La danza classica davanti alla macchina da presa

Dalla nascita del cinema, nel 1895, i primi registi hanno sempre trovato nella danza un soggetto più che interessante per sviluppare le proprie ricerche.
del 26/03/15 -

La ragione, per la fase iniziale della storia del cinema, è abbastanza chiara: la danza è l'arte del movimento per eccellenza, ed il cinema deve la propria esistenza alla riproduzione del movimento stesso – anche se spesso dimentichiamo che il movimento cinematografico non è reale e trae origine da un'illusione ottica.

Questa vicinanza teorica avrebbe comunque dato dei frutti concreti: i primi a dedicarsi alla danza furono infatti i fratelli Lumiere che, nella loro bulimia documentaria, ripresero alcuni momenti della “danza serpentina” di Loïe Fuller. Non furono i soli a ritrarre la danza degli inizi del XX secolo, ma furono sicuramente loro a registrare la prima testimonianza cinematografica della danza classica, con un girato del 1895 dal titolo Pas de deux che, purtroppo, non ci è pervenuto.

Il più antico girato integrale di un balletto, invece, si deve ad un grande genio del cinema francese delle origini, Georges Méliès – per intenderci, il regista di Viaggio nella Luna. Nel 1897, il poliedrico cineasta gira Danse au Serail, un fantasmagorico balletto che diventa oggetto dei primi esperimenti tecnici (montaggio, macchine teatrali, trucchi ottici) che caratterizzavano il cinema di Méliès. Seguirà anche La lanterne magique, nel 1903.
Durante i primi decenni del Novecento, comunque, a parte qualche piccola eccezione, il cinema si interesserà alla danza solo in funzione della portata documentaristica del mezzo: un modo per fissare una determinata espressione e garantirle una testimonianza anche in futuro. La ripresa è quasi sempre naturale, fedele, e distaccata.

Molti, fra cui anche Isadora Duncan, Alice Guy e Peter Elfelt, lavorano in questo senso.
Occorre però fare attenzione ad un dettaglio importante: non mancano certamente in questo periodo film dedicati alla danza in generale. È invece più difficile trovare documenti che si concentrino in particolare sulla danza classica.
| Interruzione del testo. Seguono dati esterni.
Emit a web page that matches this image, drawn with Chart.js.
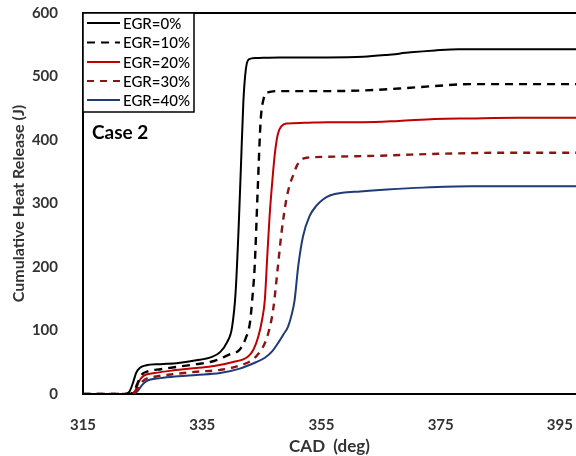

Per quanto riguarda invece le avanguardie e la nascita della danza moderna, soprattutto in virtù dell'interesse che queste campi di ricerca nutrivano per i nuovi ritrovati tecnologici, i girati non scarseggiano e costituiscono un preziosissimo archivio di studio.

Bisognerà dunque attendere gli anni Quaranta per trovare un importante lavoro di Renè Chanas, dal titolo Symphonie en blanc, sulla coreografia della danza classica e sul suo rapporto con lo spazio scenico. Un'importante documento italiano è invece Passo d'addio, di Giorgio Ferroni (1941).
Da qui in poi, complice l'innovazione tecnica del mezzo cinematografico che era ormai entrato nella fase matura, vedremo comparire sul grande schermo sempre più momenti dedicati alla danza classica e al balletto. Il grande passo in avanti, in questo senso, è dato dall'integrare la danza all'interno di una narrazione e non semplicemente limitarsi a documentarla.

Uno dei primi grandi classici che propongono tale nuova visione è sicuramente Scarpette rosse (1948), che racconta il dramma di una ballerina divisa fra l'amore per un uomo e quello per il palcoscenico. Dello stesso regista – Michael Powell – è anche il successivo I racconti di Hoffmann (1951), una trasposizione cinematografica dell'omonima opera di Offenbach.

Il primo a calare la danza classica in un un contesto ben più cupo, invece, è naturalmente Dario Argento con il suo Suspiria (1977): idea che in qualche modo viene ripresa anche da un film molto più recente, di grande bellezza ma di forte impatto emotivo – Black Swan (2010).

Molti altri grandi classici contestualizzano la danza di fronte alla camera da presa. Spesso, come si vede, l'attenzione è incentrata sul danzatore e sulla sua storia: pensiamo al famosissimo White Nights – Il sole a Mezzanotte (1985), Billy Elliot (2000) o a The Company (2003).

Ultimamente, infine, stanno sorgendo diversi festival dedicati alla danza nel cinema. Questo fatto testimonia che l'attenzione verso il ballo, nel mezzo cinematografico, è tutt'altro che in declino e anzi – in particolare dopo il bellissimo film di Wim Wenders dedicato a Pina Bausch, Pina – sembra conquistare una fetta di pubblico molto più ampia di quanto ci si sarebbe aspettato fino a pochi anni fa.